(Charts and diagrams as code)
┄┄┄┄┄┄┄┄┄┄
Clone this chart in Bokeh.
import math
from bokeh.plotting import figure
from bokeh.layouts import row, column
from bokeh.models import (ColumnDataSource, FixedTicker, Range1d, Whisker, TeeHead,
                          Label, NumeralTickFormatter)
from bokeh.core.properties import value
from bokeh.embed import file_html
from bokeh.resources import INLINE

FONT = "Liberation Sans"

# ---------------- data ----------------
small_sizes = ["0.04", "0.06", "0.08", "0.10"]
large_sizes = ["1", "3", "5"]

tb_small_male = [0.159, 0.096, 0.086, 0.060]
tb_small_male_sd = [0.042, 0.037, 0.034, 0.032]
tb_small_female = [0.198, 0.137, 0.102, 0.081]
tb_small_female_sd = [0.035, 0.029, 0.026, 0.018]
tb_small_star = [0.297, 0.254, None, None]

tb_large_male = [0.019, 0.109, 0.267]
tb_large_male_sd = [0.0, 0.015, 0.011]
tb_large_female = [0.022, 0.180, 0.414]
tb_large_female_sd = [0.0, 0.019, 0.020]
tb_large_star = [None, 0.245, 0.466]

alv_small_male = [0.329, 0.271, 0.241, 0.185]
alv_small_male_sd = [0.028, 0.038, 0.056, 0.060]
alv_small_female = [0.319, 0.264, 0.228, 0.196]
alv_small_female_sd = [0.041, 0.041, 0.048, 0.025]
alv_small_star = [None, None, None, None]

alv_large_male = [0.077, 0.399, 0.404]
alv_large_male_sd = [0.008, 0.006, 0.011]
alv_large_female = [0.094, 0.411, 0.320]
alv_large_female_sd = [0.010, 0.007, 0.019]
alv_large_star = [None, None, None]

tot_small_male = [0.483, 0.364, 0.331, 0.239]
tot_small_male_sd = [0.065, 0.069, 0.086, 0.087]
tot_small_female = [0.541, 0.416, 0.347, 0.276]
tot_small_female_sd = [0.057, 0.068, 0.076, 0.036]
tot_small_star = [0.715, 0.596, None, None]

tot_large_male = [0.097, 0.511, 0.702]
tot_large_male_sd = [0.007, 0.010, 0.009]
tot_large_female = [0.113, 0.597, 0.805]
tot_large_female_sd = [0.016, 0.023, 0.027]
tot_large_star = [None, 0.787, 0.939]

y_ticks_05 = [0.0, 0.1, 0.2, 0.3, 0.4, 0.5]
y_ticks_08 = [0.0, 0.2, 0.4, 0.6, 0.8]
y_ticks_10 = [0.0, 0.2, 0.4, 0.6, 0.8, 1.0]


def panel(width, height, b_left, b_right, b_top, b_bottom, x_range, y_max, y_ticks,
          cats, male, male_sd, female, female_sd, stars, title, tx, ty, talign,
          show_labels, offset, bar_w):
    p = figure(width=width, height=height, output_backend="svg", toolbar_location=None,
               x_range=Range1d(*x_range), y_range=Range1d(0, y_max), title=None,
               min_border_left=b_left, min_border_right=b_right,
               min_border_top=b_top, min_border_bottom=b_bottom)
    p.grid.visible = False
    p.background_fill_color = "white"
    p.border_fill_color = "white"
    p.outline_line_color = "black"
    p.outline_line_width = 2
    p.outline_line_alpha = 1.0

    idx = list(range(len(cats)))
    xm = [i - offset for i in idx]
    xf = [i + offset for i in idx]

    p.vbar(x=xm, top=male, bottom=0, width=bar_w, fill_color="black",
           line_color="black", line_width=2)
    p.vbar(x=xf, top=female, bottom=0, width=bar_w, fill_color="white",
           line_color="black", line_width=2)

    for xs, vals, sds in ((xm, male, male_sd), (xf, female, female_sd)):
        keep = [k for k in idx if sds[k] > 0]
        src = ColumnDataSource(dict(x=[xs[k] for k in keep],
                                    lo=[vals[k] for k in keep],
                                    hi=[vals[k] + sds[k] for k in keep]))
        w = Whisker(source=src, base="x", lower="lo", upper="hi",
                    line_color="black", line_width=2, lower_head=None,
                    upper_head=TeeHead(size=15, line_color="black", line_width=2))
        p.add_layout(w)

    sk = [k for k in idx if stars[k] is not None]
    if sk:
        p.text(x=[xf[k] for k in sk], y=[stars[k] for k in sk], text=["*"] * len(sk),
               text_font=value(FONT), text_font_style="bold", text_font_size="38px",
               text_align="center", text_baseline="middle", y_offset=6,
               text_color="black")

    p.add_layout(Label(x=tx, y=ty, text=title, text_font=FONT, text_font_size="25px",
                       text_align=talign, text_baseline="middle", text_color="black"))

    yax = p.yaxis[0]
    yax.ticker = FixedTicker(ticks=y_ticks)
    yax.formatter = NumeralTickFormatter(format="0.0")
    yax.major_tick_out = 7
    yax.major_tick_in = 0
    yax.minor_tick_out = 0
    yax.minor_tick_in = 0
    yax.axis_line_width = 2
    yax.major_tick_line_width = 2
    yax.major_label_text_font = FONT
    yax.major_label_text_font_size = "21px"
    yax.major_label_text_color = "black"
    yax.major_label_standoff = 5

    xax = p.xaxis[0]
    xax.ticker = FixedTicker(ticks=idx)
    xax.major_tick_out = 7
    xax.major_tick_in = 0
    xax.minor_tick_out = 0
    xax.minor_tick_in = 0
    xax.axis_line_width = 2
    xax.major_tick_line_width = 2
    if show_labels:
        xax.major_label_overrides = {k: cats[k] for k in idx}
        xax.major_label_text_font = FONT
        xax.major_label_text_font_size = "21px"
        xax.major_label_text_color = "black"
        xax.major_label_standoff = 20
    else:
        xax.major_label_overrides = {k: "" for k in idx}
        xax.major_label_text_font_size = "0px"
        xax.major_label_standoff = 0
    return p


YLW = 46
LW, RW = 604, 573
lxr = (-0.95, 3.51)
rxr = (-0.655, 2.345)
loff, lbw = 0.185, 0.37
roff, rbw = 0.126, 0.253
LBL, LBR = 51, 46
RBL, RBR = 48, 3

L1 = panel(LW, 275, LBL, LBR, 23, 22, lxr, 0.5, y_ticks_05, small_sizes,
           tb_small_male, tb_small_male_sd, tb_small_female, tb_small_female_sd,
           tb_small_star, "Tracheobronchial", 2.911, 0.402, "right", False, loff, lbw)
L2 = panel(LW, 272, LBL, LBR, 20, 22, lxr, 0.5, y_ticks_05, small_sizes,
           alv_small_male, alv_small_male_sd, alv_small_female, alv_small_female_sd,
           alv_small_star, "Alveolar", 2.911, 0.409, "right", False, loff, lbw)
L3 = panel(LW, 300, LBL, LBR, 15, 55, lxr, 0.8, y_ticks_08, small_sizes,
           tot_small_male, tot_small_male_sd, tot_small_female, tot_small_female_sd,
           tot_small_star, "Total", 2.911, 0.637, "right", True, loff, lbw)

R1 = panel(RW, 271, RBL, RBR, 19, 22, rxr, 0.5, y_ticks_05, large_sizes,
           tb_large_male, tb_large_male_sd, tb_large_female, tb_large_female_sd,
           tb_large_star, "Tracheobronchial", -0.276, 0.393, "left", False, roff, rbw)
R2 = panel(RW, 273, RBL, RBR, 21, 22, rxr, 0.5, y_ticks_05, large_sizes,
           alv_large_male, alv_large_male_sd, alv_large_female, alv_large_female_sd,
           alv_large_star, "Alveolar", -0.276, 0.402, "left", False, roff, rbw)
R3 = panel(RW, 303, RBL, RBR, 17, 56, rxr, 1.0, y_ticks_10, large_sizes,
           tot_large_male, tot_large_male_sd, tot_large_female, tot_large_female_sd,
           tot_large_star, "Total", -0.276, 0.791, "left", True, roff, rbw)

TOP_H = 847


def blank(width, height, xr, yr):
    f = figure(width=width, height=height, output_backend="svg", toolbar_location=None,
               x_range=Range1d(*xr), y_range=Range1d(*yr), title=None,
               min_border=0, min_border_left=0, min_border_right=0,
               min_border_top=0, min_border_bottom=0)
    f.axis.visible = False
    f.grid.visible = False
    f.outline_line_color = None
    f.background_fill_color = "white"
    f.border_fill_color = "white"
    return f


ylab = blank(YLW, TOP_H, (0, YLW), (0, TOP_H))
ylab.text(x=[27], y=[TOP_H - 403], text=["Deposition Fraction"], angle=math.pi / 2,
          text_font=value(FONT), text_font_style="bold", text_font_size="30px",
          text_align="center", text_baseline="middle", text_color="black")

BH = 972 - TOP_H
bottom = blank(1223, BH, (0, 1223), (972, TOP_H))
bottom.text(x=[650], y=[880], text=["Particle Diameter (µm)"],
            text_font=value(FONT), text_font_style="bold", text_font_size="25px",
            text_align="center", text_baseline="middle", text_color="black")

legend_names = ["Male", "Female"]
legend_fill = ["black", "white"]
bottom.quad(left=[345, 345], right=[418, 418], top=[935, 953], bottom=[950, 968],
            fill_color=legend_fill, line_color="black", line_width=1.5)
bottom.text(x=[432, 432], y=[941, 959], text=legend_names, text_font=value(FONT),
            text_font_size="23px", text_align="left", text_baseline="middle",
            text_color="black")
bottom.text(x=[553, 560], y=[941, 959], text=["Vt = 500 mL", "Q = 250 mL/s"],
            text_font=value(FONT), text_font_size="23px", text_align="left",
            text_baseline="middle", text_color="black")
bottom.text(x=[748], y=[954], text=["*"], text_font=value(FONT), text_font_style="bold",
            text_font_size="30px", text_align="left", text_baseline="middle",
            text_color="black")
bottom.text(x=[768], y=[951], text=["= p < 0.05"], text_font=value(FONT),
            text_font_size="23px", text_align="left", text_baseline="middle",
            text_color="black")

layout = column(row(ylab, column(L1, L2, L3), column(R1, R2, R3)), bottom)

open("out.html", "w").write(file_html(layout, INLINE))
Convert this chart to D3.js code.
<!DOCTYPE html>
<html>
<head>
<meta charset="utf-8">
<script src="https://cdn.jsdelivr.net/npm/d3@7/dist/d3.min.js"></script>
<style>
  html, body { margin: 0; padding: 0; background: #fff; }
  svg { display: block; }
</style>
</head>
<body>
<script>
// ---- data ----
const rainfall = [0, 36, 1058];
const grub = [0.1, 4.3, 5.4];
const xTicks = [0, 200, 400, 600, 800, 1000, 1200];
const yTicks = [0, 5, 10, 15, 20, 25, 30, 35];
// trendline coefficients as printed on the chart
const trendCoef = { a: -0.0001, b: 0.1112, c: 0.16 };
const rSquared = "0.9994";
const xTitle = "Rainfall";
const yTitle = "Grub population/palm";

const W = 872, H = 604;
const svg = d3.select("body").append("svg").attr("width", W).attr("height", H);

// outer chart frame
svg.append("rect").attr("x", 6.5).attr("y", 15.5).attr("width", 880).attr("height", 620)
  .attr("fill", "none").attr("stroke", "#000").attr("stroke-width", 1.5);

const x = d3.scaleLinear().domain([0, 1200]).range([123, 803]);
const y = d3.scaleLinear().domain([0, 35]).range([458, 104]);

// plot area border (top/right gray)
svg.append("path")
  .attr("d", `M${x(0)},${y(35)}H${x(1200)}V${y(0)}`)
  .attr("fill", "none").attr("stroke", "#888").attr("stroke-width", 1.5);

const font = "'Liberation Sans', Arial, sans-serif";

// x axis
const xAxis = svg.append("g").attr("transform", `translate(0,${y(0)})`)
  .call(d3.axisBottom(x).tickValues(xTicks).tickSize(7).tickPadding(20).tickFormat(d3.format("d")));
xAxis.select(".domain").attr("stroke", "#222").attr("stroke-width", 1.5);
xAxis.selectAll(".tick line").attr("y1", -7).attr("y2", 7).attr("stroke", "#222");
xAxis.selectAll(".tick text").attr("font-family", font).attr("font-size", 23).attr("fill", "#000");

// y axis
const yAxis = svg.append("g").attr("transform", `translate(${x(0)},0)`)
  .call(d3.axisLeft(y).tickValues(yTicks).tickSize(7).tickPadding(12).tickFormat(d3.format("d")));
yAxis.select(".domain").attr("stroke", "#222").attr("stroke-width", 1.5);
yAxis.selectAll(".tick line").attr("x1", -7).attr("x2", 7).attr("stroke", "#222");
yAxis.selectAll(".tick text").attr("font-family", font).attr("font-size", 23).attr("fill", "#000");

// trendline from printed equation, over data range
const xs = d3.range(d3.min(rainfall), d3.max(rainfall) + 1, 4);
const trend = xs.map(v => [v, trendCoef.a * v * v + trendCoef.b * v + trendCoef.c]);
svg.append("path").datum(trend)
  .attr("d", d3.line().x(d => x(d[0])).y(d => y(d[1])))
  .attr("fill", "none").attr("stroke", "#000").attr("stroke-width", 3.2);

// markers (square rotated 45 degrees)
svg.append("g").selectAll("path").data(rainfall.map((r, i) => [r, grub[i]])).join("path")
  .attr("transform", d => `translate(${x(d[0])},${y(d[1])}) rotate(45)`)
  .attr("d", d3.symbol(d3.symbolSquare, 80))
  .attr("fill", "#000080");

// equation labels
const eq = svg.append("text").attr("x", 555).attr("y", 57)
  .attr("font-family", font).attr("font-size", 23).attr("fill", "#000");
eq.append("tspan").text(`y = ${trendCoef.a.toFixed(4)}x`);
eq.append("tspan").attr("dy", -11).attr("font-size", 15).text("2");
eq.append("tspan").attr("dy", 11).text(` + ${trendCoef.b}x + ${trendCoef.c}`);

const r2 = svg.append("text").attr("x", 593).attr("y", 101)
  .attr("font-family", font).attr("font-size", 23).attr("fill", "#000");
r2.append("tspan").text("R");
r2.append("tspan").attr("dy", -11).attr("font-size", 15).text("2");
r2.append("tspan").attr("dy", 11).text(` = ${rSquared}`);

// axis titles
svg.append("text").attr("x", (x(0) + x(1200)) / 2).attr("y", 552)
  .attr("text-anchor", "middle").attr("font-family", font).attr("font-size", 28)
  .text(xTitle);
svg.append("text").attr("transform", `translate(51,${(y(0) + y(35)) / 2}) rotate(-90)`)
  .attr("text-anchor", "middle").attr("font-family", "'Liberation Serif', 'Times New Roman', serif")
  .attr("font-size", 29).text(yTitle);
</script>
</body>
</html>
┄┄┄┄┄┄┄┄┄┄
▶ The task
Look above and return each line of the records exactly, from the very first through the line with "tb_small_star = [0.297, 0.254, None, None]", both included.

▶ Written answer
Clone this chart in Bokeh.
import math
from bokeh.plotting import figure
from bokeh.layouts import row, column
from bokeh.models import (ColumnDataSource, FixedTicker, Range1d, Whisker, TeeHead,
                          Label, NumeralTickFormatter)
from bokeh.core.properties import value
from bokeh.embed import file_html
from bokeh.resources import INLINE

FONT = "Liberation Sans"

# ---------------- data ----------------
small_sizes = ["0.04", "0.06", "0.08", "0.10"]
large_sizes = ["1", "3", "5"]

tb_small_male = [0.159, 0.096, 0.086, 0.060]
tb_small_male_sd = [0.042, 0.037, 0.034, 0.032]
tb_small_female = [0.198, 0.137, 0.102, 0.081]
tb_small_female_sd = [0.035, 0.029, 0.026, 0.018]
tb_small_star = [0.297, 0.254, None, None]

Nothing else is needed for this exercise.